→ **Brief**
Only the lines from the top of the listing below to the line that has "import seaborn as sns" should be echoed, with both ends kept and pictures left out.

→ **Recorded data**
>>>
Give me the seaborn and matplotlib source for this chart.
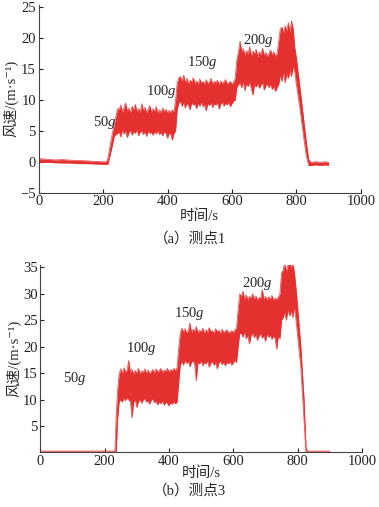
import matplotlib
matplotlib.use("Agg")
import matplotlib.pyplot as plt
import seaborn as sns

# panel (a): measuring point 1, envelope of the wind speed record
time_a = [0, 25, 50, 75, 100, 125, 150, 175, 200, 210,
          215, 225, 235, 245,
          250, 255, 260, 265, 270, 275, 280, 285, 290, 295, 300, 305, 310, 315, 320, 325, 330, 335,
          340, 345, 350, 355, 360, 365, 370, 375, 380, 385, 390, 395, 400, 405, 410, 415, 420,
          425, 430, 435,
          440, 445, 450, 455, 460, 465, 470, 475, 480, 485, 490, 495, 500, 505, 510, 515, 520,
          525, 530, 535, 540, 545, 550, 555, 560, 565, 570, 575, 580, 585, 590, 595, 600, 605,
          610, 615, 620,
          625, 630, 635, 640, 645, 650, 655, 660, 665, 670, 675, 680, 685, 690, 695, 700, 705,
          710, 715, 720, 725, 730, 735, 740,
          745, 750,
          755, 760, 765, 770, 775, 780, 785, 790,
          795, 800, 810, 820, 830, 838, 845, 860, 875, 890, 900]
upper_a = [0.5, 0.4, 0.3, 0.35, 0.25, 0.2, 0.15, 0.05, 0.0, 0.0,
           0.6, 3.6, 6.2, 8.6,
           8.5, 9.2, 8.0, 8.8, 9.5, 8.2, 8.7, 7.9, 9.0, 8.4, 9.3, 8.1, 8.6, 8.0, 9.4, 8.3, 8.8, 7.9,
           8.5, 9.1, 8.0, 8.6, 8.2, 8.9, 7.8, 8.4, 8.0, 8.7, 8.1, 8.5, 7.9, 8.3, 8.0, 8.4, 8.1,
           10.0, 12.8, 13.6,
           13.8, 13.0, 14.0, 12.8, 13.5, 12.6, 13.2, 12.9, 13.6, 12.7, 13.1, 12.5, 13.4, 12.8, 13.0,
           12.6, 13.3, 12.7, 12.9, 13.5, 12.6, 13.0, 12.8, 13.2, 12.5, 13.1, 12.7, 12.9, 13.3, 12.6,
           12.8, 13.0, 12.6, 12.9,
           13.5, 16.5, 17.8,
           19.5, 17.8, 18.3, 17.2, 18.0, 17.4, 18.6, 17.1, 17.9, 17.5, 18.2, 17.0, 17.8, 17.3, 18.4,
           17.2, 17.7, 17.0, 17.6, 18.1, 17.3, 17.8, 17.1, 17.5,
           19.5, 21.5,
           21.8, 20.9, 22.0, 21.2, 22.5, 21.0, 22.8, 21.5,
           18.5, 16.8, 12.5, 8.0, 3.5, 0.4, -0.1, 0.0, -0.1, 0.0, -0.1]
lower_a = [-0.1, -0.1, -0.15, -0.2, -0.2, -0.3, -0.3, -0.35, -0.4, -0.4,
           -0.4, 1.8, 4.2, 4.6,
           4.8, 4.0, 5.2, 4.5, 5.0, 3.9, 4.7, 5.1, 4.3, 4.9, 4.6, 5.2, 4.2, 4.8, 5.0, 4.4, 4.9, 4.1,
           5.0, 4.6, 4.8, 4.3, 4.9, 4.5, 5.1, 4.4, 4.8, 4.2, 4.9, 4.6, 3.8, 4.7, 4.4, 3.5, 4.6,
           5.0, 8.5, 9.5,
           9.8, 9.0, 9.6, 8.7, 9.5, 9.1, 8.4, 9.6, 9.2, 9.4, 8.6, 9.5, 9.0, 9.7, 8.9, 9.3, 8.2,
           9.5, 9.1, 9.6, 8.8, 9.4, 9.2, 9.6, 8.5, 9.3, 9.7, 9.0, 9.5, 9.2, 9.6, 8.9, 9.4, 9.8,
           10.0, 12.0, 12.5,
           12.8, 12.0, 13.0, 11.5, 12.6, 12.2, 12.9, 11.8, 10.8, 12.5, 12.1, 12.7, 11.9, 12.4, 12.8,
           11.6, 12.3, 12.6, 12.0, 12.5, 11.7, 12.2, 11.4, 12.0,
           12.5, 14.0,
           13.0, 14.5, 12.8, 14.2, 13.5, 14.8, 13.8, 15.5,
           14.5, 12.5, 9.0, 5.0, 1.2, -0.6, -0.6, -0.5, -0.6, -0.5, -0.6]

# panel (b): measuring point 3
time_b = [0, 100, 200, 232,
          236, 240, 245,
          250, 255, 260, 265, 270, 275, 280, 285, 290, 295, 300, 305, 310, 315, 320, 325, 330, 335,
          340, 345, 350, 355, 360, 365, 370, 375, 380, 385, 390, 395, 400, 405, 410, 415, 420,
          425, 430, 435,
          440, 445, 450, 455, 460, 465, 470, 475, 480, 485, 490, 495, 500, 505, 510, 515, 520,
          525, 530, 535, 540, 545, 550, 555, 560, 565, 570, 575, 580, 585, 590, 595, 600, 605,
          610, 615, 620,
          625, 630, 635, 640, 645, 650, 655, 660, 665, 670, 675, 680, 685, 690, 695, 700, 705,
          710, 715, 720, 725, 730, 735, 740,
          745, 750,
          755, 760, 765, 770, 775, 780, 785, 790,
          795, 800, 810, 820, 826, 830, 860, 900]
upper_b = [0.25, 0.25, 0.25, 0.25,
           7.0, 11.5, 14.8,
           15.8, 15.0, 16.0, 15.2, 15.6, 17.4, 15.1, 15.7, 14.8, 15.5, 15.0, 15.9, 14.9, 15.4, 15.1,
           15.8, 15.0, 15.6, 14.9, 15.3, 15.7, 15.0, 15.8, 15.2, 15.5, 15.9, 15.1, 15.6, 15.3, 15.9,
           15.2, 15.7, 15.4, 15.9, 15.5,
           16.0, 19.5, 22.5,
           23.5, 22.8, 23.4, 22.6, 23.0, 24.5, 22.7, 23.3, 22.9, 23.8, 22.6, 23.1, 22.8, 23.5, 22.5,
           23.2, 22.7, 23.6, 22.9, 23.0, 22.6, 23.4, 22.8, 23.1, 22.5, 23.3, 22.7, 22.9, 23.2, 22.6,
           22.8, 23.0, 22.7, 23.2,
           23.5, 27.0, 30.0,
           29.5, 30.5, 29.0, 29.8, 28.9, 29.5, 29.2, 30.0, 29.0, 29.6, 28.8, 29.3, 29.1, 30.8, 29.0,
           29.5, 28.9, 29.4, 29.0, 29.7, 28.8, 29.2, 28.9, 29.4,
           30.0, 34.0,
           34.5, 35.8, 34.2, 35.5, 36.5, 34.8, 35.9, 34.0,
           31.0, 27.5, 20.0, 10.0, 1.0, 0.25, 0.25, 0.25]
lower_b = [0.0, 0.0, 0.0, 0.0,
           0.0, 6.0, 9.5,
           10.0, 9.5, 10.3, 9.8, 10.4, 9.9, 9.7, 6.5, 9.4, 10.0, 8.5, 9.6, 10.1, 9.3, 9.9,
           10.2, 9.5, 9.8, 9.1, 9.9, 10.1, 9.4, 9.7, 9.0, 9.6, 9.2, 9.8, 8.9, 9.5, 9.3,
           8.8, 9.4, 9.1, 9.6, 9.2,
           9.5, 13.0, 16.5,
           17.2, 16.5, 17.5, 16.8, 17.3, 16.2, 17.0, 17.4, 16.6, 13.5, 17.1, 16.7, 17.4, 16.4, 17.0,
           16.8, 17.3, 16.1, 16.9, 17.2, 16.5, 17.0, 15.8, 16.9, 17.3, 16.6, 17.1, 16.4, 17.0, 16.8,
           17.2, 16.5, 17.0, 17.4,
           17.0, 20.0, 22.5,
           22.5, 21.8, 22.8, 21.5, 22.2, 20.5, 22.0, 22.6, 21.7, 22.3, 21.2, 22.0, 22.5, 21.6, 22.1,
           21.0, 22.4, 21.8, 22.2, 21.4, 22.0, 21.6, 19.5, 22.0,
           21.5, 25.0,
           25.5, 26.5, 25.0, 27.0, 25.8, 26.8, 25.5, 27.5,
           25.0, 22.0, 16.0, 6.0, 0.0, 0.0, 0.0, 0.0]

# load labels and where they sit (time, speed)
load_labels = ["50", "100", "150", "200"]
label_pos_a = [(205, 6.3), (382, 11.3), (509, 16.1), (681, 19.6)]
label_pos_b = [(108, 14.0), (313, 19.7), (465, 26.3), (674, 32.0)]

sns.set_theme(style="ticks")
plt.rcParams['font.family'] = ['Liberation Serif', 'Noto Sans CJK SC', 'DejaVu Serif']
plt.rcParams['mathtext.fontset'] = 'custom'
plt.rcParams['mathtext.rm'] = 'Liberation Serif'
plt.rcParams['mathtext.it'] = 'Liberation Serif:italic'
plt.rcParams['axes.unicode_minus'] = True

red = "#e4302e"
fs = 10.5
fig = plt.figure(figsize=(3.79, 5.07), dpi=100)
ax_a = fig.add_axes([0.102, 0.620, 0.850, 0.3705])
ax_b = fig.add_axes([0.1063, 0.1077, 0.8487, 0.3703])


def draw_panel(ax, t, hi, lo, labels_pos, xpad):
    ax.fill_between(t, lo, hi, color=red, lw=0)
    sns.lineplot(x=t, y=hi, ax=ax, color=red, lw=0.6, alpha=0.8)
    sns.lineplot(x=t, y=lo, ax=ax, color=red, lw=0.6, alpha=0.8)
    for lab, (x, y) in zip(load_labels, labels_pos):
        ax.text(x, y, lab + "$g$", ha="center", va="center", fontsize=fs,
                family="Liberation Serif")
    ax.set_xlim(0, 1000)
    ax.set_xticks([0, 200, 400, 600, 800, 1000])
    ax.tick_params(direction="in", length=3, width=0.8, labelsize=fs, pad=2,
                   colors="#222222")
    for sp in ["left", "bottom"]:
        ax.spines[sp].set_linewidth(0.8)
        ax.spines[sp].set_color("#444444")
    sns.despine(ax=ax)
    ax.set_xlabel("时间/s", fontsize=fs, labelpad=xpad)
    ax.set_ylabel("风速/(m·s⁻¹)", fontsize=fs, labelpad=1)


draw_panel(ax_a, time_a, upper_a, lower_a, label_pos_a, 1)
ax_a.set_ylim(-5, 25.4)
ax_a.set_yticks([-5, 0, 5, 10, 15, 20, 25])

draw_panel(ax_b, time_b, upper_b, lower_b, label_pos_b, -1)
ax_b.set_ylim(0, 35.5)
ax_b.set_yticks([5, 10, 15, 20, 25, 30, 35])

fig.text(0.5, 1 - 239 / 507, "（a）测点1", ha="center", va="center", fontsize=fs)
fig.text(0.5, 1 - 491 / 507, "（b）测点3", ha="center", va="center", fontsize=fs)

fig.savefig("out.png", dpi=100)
<<<
→ **Response**
Give me the seaborn and matplotlib source for this chart.
import matplotlib
matplotlib.use("Agg")
import matplotlib.pyplot as plt
import seaborn as sns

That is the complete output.